Cuando Woody Allen proclamó que el cerebro
era su segundo órgano favorito, seguramente no imaginaba la tormenta mediática que
al final de su vida le iba a convertir en un apestado social. Eran tiempos en
los que el genio de Manhattan aún podía decir que la última vez que había
estado dentro de una mujer era cuando visitó la estatua de la libertad sin que
los “torquemadas” habituales le acusaran sin pruebas de ser un depravado sin
escrúpulos.
En la época dizque más democrática de la
historia, donde todo el mundo tiene acceso inmediato a la información a golpe
de clic, y un altavoz en las redes sociales para expresar su vacío, la hipocresía
que nos circunda es tal que la libertad se desvanece aniquilada por la
dictadura de lo políticamente correcto, convertida en el supremo tribunal capaz
de condenar a la muerte pública a una persona manipulando tres o cuatro lugares
comunes que la masa acepta como si fueran dogmas de fe. Un poco por pereza
intelectual y otro poco por temor a separarse de eso que los cursis llaman
“mainstream”, casi nadie osa cuestionar el dictamen de este nuevo comité
de biempensantes, que te organizan una
caza de brujas en menos que se corrompe un concejal, cocinando en su infecta
marmita un brebaje a base de medias verdades, viejas insidias y apelaciones al
sentimentalismo infantiloide, malbaratando una causa noble al servicio de una
moral bastarda que lo mismo que impedirá a Woody dirigir otra película, hoy
hubiera enviado al ostracismo a Einstein por maltratador y a Machado por
menorero.
Da lo mismo que las acusaciones contra
Allen no resistieran el filtro judicial.

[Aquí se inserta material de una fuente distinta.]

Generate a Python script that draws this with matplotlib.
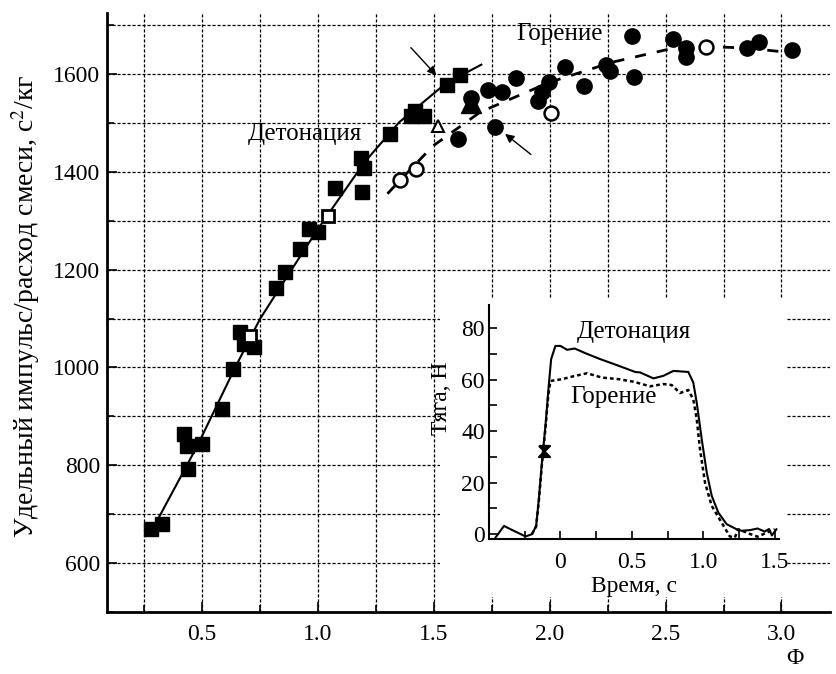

En nuestra era, es el tribunal de la
opinión pública el que se encarga de establecer las condenas y ni siquiera es
preciso acudir a juicio, cuando una sucesión de testimonios es capaz de
enterrar en vida a una persona sin que pueda apenas defenderse. Quizá parezca
evidente la culpabilidad de Kevin Spacey como despreciable abusador de menores
pero no es Ridley Scott el que debe ajusticiarlo al modo estalinista, borrando
su participación en la última película, sino un jurado que analice los
pormenores de su comportamiento y la credibilidad de los denunciantes. Ya
puestos, y dado que tampoco tendrán la oportunidad de hablar en su propio favor,
eliminemos a Picasso de los museos o a Neruda de las bibliotecas, “time’s up”,
se acabó el tiempo en que admirar la obra a pesar del autor era posible. El
maniqueísmo es el nuevo dios de una cultura en la que no existen los matices y que
permite a la alcaldesa de Madrid, al amparo de un fin justo, declarar que la
violencia está incardinada en el ADN de la masculinidad, sin que el edificio de
la Justicia del que ayer fue magistrada, se resienta lo más mínimo.

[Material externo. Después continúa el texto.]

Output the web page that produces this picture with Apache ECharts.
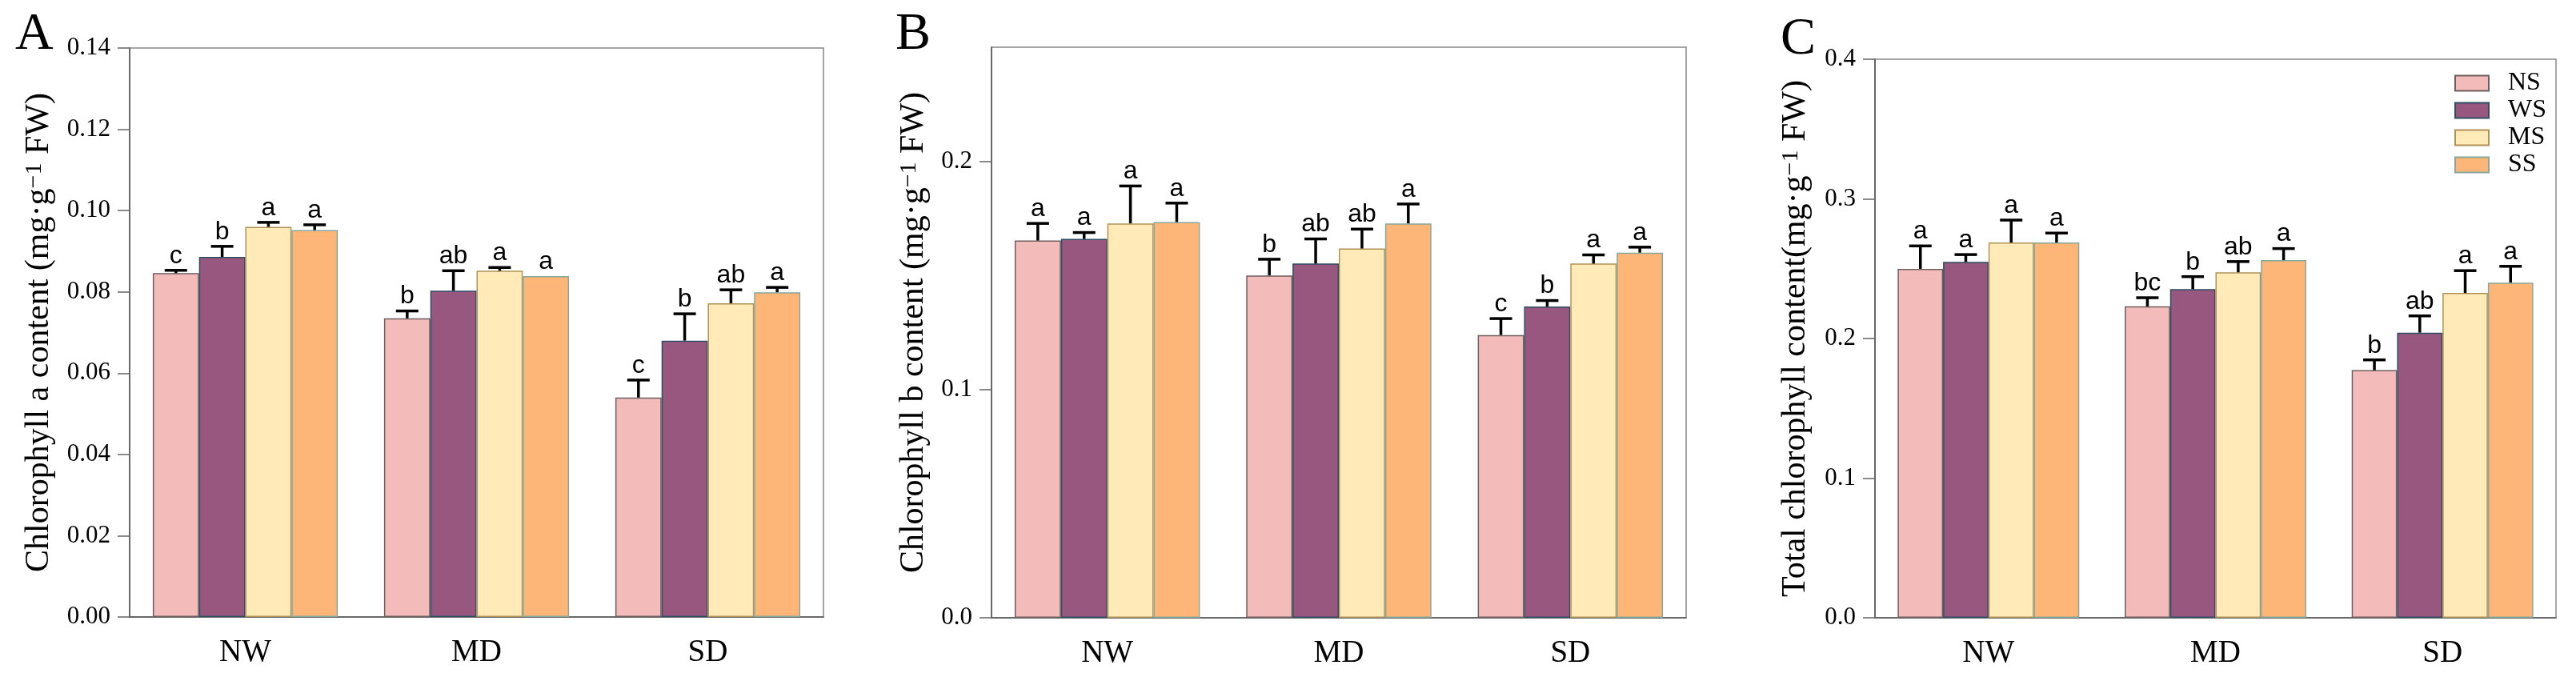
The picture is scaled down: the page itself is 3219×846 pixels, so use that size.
<!DOCTYPE html>
<html>
<head>
<meta charset="utf-8">
<script src="https://cdn.jsdelivr.net/npm/echarts@6/dist/echarts.min.js"></script>
<style>
html,body{margin:0;padding:0;background:#fff;}
#c{width:3219px;height:846px;}
</style>
</head>
<body>
<div id="c"></div>
<script>
// ---------- data ----------
const categories = ['NW', 'MD', 'SD'];
const seriesNames = ['NS', 'WS', 'MS', 'SS'];

// Panel A: Chlorophyll a (rows: NS, WS, MS, SS; cols: NW, MD, SD)
const chlA_mean = [
  [0.0846, 0.0735, 0.0540],
  [0.0886, 0.0803, 0.0680],
  [0.0960, 0.0852, 0.0772],
  [0.0952, 0.0839, 0.0799]
];
const chlA_err = [
  [0.0007, 0.0018, 0.0043],
  [0.0026, 0.0049, 0.0066],
  [0.0011, 0.0008, 0.0033],
  [0.0013, 0.0000, 0.0012]
];
const chlA_sig = [
  ['c', 'b', 'c'],
  ['b', 'ab', 'b'],
  ['a', 'a', 'ab'],
  ['a', 'a', 'a']
];

// Panel B: Chlorophyll b
const chlB_mean = [
  [0.1653, 0.1500, 0.1239],
  [0.1660, 0.1552, 0.1364],
  [0.1728, 0.1618, 0.1552],
  [0.1734, 0.1728, 0.1600]
];
const chlB_err = [
  [0.0075, 0.0071, 0.0072],
  [0.0028, 0.0108, 0.0026],
  [0.0164, 0.0085, 0.0038],
  [0.0083, 0.0085, 0.0024]
];
const chlB_sig = [
  ['a', 'b', 'c'],
  ['a', 'ab', 'b'],
  ['a', 'ab', 'a'],
  ['a', 'a', 'a']
];

// Panel C: Total chlorophyll
const chlT_mean = [
  [0.2499, 0.2230, 0.1773],
  [0.2548, 0.2354, 0.2042],
  [0.2687, 0.2474, 0.2326],
  [0.2687, 0.2561, 0.2400]
];
const chlT_err = [
  [0.0164, 0.0062, 0.0074],
  [0.0053, 0.0089, 0.0120],
  [0.0161, 0.0077, 0.0160],
  [0.0068, 0.0083, 0.0117]
];
const chlT_sig = [
  ['a', 'bc', 'b'],
  ['a', 'b', 'ab'],
  ['a', 'ab', 'a'],
  ['a', 'a', 'a']
];

const yTicksA = [0, 0.02, 0.04, 0.06, 0.08, 0.10, 0.12, 0.14];
const yTicksB = [0, 0.1, 0.2];
const yTicksC = [0, 0.1, 0.2, 0.3, 0.4];

// ---------- styles ----------
const fills = ['#F4BBBB', '#97577F', '#FFEAB8', '#FDB678'];
const borders = ['#6E5E5E', '#2E4E63', '#B09257', '#86A89A'];
const SERIF = 'Liberation Serif';
const SANS = 'Liberation Sans';

const panels = [
  { mean: chlA_mean, err: chlA_err, sig: chlA_sig, ticks: yTicksA, max: 0.14, dec: 2,
    grid: { left: 162, top: 60, width: 867, height: 711 }, nameGap: 92,
    name: '{t|Chlorophyll a content (mg·g}{s|−1}{t| FW)}' },
  { mean: chlB_mean, err: chlB_err, sig: chlB_sig, ticks: yTicksB, max: 0.25, dec: 1,
    grid: { left: 1239, top: 59, width: 868, height: 713 }, nameGap: 76,
    name: '{t|Chlorophyll b content (mg·g}{s|−1}{t| FW)}' },
  { mean: chlT_mean, err: chlT_err, sig: chlT_sig, ticks: yTicksC, max: 0.4, dec: 1,
    grid: { left: 2343, top: 74, width: 851, height: 698 }, nameGap: 78,
    name: '{t|Total chlorophyll content(mg·g}{s|−1}{t| FW)}' }
];

const grids = [], xAxes = [], yAxes = [], series = [];

panels.forEach((p, pi) => {
  grids.push(Object.assign({ show: true, borderColor: '#888', borderWidth: 1.5, containLabel: false }, p.grid));
  xAxes.push({
    type: 'category', gridIndex: pi, data: categories,
    axisLine: { lineStyle: { color: '#555', width: 1.5 } },
    axisTick: { alignWithLabel: true, length: 16, lineStyle: { color: '#888', width: 1.5 } },
    axisLabel: { color: '#000', fontFamily: SERIF, fontSize: 39, margin: 25 }
  });
  yAxes.push({
    type: 'value', gridIndex: pi, min: 0, max: p.max,
    name: p.name, nameLocation: 'middle', nameGap: p.nameGap, nameRotate: 90,
    nameTextStyle: {
      rich: {
        t: { fontFamily: SERIF, fontSize: 42, color: '#000' },
        s: { fontFamily: SERIF, fontSize: 30, color: '#000', verticalAlign: 'top' }
      }
    },
    splitLine: { show: false },
    axisLine: { show: true, lineStyle: { color: '#555', width: 1.5 } },
    axisTick: { show: true, length: 15, lineStyle: { color: '#666', width: 1.5 }, customValues: p.ticks },
    axisLabel: { color: '#000', fontFamily: SERIF, fontSize: 31, margin: 24, customValues: p.ticks,
      formatter: v => v.toFixed(p.dec) }
  });
  seriesNames.forEach((sn, k) => {
    series.push({
      type: 'bar', name: sn, xAxisIndex: pi, yAxisIndex: pi,
      data: p.mean[k],
      barGap: '0%', barCategoryGap: '20%',
      itemStyle: { color: fills[k], borderColor: borders[k], borderWidth: 1.5 },
      emphasis: { disabled: true }
    });
  });
  seriesNames.forEach((sn, k) => {
    series.push({
      type: 'custom', xAxisIndex: pi, yAxisIndex: pi, z: 10, silent: true,
      data: categories.map((c, i) => [i, p.mean[k][i], p.err[k][i]]),
      renderItem: function (params, api) {
        const cat = api.value(0), m = api.value(1), e = api.value(2);
        const band = api.size([1, 0])[0];
        const bw = band * 0.8 / 4;
        const base = api.coord([cat, m]);
        const x = base[0] + (k - 1.5) * bw;
        const yTop = api.coord([cat, m + e])[1];
        const children = [];
        if (e > 0) {
          children.push({ type: 'line', shape: { x1: x, y1: base[1], x2: x, y2: yTop },
            style: { stroke: '#000', lineWidth: 3.5 } });
          children.push({ type: 'line', shape: { x1: x - 14, y1: yTop, x2: x + 14, y2: yTop },
            style: { stroke: '#000', lineWidth: 3.5 } });
        }
        children.push({ type: 'text', x: x, y: yTop - 2,
          style: { text: p.sig[k][params.dataIndex], textAlign: 'center', textVerticalAlign: 'bottom',
            fontFamily: SANS, fontSize: 32, fill: '#000' } });
        return { type: 'group', children: children };
      }
    });
  });
});

const chart = echarts.init(document.getElementById('c'), null, { renderer: 'canvas' });
chart.setOption({
  backgroundColor: '#fff',
  animation: false,
  title: [
    { text: 'A', left: 14, top: 6, textStyle: { fontFamily: SERIF, fontSize: 66, fontWeight: 'normal', color: '#000' } },
    { text: 'B', left: 1114, top: 6, textStyle: { fontFamily: SERIF, fontSize: 66, fontWeight: 'normal', color: '#000' } },
    { text: 'C', left: 2220, top: 12, textStyle: { fontFamily: SERIF, fontSize: 66, fontWeight: 'normal', color: '#000' } }
  ],
  legend: {
    data: seriesNames, orient: 'vertical', left: 3067, top: 88, padding: 0,
    icon: 'rect', itemWidth: 42, itemHeight: 19, itemGap: 2,
    textStyle: { fontFamily: SERIF, fontSize: 32, color: '#000', lineHeight: 32, padding: [0, 0, 0, 19] },
    selectedMode: false
  },
  grid: grids, xAxis: xAxes, yAxis: yAxes, series: series
});
</script>
</body>
</html>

El maravilloso cuento de hadas de
Guillermo del Toro al que Hollywood ha otorgado su máximo reconocimiento este
año tiene suerte de que al director mexicano no le hayan encontrado algún
asunto inconveniente de su pasado capaz de mutar en despreciable la historia de
amor de la película. La poesía puede convertirse en pesadilla a poco que se
muevan los hilos de la sospecha y la maledicencia de una sociedad que necesita
de estos trucos para mantener tranquila su atribulada conciencia. Los
dispensadores de ética oficial trabajan sin descanso otorgando certificados de
buenismo a los demás, mientras se ocupan de mantener sus sepulcros blanqueados.
Nadie se atreve a tirar la primera piedra, pero cuando llueven las consignas y
el lacito cuelga de la pechera, la lapidación del elegido no tiene marcha
atrás.
Este año se cumplirán cuarenta del óscar a
la mejor película concedido a “Annie Hall”. Woody Allen también fue premiado
como director y guionista pero no recogió ninguna de las estatuillas pues
prefirió tocar el clarinete en su club, como cada lunes. Tal vez estaba
anticipando la respuesta a la intolerancia que hoy le acosa, a la irracionalidad
del comportamiento humano que ya describía en la última secuencia de aquella
cinta en la que Alvy Singer nos cuenta el viejo chiste del tipo que va al
psiquiatra y le dice: “doctor, mi hermano está loco, cree que es una gallina”.
Y el doctor responde: “¿pero por qué no lo interna en un manicomio?”, y el tipo
le contesta: “lo haría, pero necesito los huevos”. Pues eso.